_GIVEN INSTRUCTION_
Your task is to reproduce word for word the lines running from the line containing "What matplotlib code" to the line containing "import matplotlib.pyplot as plt", inclusive. Nothing else belongs in the answer.

_DATA EXCERPTS_
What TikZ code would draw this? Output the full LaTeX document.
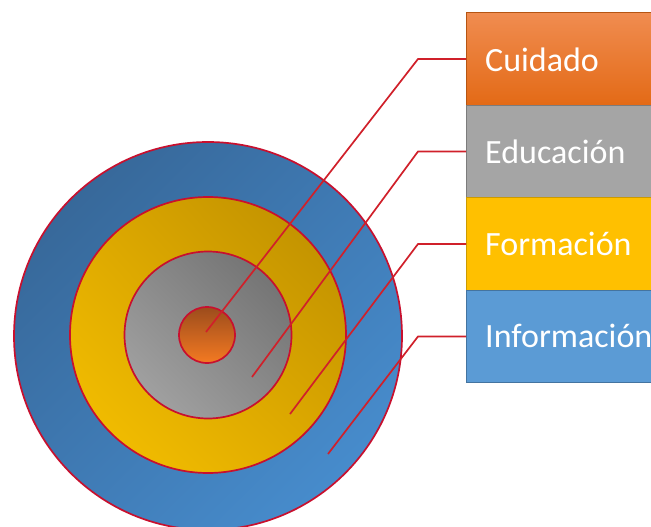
...
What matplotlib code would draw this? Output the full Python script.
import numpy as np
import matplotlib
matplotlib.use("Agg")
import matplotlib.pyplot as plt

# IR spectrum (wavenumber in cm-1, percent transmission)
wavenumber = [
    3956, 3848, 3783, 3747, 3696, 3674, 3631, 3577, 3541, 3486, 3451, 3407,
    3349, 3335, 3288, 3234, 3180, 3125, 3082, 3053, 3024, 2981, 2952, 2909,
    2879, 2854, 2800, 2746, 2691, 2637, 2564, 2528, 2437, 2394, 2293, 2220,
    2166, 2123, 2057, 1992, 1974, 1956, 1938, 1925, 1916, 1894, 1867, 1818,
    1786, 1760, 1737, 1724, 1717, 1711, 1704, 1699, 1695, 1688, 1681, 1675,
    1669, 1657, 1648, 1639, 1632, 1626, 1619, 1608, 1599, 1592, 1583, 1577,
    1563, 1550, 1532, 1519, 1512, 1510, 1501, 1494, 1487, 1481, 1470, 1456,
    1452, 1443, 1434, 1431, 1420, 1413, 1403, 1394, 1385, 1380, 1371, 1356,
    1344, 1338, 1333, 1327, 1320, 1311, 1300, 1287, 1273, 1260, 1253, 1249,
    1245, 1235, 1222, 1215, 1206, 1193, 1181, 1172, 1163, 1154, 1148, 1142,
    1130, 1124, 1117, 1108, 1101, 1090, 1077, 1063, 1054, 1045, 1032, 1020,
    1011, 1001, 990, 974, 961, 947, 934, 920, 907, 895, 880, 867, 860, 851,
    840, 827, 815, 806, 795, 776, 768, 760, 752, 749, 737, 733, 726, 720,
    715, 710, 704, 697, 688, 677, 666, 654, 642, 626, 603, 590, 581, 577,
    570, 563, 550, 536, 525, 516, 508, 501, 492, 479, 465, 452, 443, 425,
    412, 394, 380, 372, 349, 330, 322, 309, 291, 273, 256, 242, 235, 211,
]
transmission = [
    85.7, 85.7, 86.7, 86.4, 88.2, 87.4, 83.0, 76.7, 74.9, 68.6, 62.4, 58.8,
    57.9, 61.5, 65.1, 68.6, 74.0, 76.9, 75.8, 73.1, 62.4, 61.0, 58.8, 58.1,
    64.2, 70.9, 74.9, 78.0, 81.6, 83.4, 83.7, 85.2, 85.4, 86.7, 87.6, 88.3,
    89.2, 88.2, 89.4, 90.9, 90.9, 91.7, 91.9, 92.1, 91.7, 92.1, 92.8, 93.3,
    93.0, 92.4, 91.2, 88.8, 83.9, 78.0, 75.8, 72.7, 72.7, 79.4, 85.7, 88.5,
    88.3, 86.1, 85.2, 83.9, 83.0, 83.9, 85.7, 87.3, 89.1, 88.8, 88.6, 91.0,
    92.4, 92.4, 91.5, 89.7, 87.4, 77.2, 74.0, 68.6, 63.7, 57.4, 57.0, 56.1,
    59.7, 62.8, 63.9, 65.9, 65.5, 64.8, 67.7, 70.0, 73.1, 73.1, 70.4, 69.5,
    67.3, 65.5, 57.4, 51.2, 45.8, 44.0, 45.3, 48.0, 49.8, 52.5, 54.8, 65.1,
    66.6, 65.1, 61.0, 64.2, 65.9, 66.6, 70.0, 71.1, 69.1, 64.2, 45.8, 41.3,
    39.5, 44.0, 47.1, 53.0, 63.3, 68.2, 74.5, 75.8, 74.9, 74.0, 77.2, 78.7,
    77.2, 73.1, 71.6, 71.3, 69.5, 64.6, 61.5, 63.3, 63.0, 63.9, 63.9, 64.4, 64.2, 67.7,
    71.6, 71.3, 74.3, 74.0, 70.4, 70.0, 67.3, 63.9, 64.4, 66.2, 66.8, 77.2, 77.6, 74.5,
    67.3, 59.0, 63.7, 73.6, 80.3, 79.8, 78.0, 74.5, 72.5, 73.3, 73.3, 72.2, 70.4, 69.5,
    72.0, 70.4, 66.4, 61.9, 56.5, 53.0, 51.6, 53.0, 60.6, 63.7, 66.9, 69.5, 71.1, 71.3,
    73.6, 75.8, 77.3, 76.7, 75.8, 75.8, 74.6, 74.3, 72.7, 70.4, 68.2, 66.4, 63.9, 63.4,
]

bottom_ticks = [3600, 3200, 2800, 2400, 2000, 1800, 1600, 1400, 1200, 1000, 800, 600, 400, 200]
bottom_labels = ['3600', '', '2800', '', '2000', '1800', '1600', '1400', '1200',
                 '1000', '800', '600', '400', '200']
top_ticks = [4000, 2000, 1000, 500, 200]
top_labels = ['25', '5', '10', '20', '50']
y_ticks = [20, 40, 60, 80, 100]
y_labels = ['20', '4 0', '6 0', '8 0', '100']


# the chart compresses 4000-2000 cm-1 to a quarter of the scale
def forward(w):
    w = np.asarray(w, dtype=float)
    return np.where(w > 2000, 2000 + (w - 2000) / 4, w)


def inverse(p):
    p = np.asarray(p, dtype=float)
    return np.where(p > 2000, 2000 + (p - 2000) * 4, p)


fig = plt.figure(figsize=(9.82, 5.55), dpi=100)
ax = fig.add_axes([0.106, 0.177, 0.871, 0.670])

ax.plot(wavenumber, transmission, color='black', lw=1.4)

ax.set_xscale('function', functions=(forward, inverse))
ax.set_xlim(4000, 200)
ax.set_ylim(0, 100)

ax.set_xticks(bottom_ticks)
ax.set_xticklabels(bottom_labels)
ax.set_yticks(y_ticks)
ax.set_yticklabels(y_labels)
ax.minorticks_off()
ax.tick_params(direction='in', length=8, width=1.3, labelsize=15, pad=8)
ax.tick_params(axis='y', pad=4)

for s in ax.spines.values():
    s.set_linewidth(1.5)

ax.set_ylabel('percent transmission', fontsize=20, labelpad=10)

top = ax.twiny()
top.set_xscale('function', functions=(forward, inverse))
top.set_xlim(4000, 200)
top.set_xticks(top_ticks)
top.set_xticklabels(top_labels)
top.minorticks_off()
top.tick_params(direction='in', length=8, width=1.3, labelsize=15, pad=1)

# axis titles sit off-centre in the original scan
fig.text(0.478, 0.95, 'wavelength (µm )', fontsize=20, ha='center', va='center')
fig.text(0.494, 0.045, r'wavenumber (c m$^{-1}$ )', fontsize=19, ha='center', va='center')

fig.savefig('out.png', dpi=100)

_OUTPUT_
What matplotlib code would draw this? Output the full Python script.
import numpy as np
import matplotlib
matplotlib.use("Agg")
import matplotlib.pyplot as plt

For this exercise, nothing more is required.